Well She's not a Pure Lab but she does great on Doves


----------



## joebertin (Mar 26, 2010)

She doesn't need a pedigree to hunt...

Looks like a great dog.


----------



## quick draw mcgraw 15 (Feb 15, 2010)

I agree with you. Pedigree's are nice but sometimes you find the best dog is a mutt. Averi was rescued when I still lived in Ohio, now she's out here in Greeley,Colorado chasing down Doves, and pigeons. I run a high pedigree for breeding, and shows but as far as I'm concerned a mutt can have the same drive that a Grand national Retriever Champion has. it just depends on the owner and how much time you are willing to give up to work with them


----------



## The Outdoor Connection (Jan 21, 2012)

I must admit, I'd never heard of your fair city before. Now I know, its good size and never would have made it onto Hee-Haw.

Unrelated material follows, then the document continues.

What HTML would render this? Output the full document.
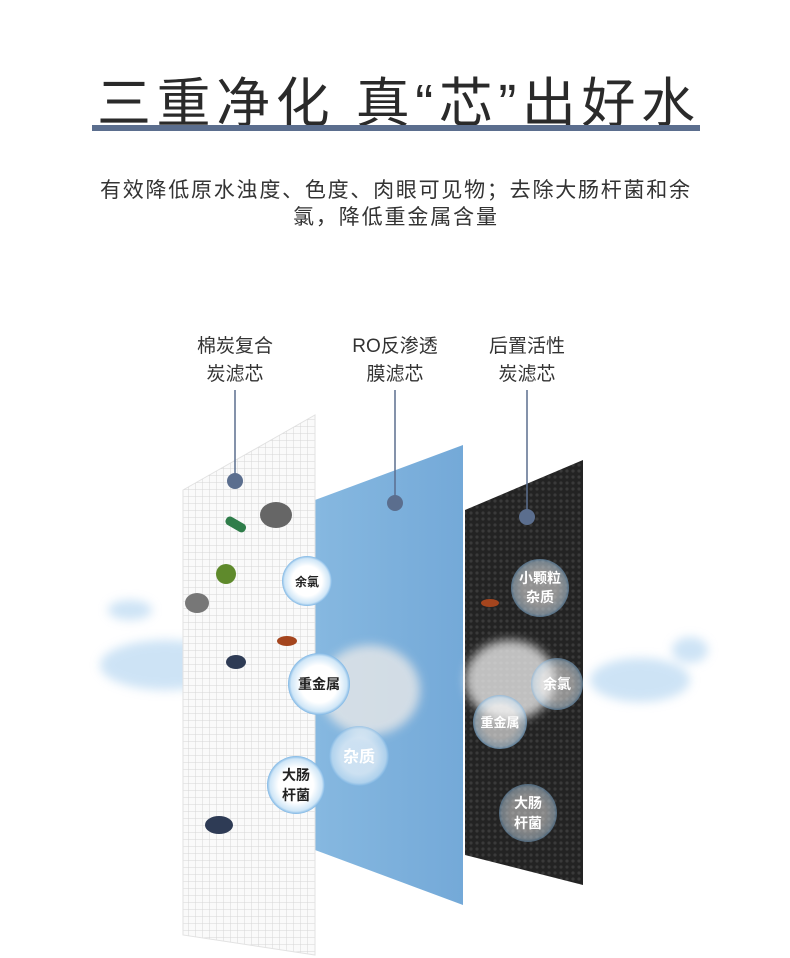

Pop. 96K!


----------



## Shortdrift (Apr 5, 2004)

Best rabbit dog I ever hunted over was a Beagle/Terrier mix. His nose never went to the ground and while other dogs were sorting out the trail, he was already running. Also hunted with a three leg Collie that was a slow, quiet, close (15 to 20 yards) pheasant hunter that got the job done as long as the hunter(s) moved slowly.


----------



## The Outdoor Connection (Jan 21, 2012)

A beagle was the Best of Show winner at the Westminster Kennel Club days ago. They are thee best rabbit dogs!


----------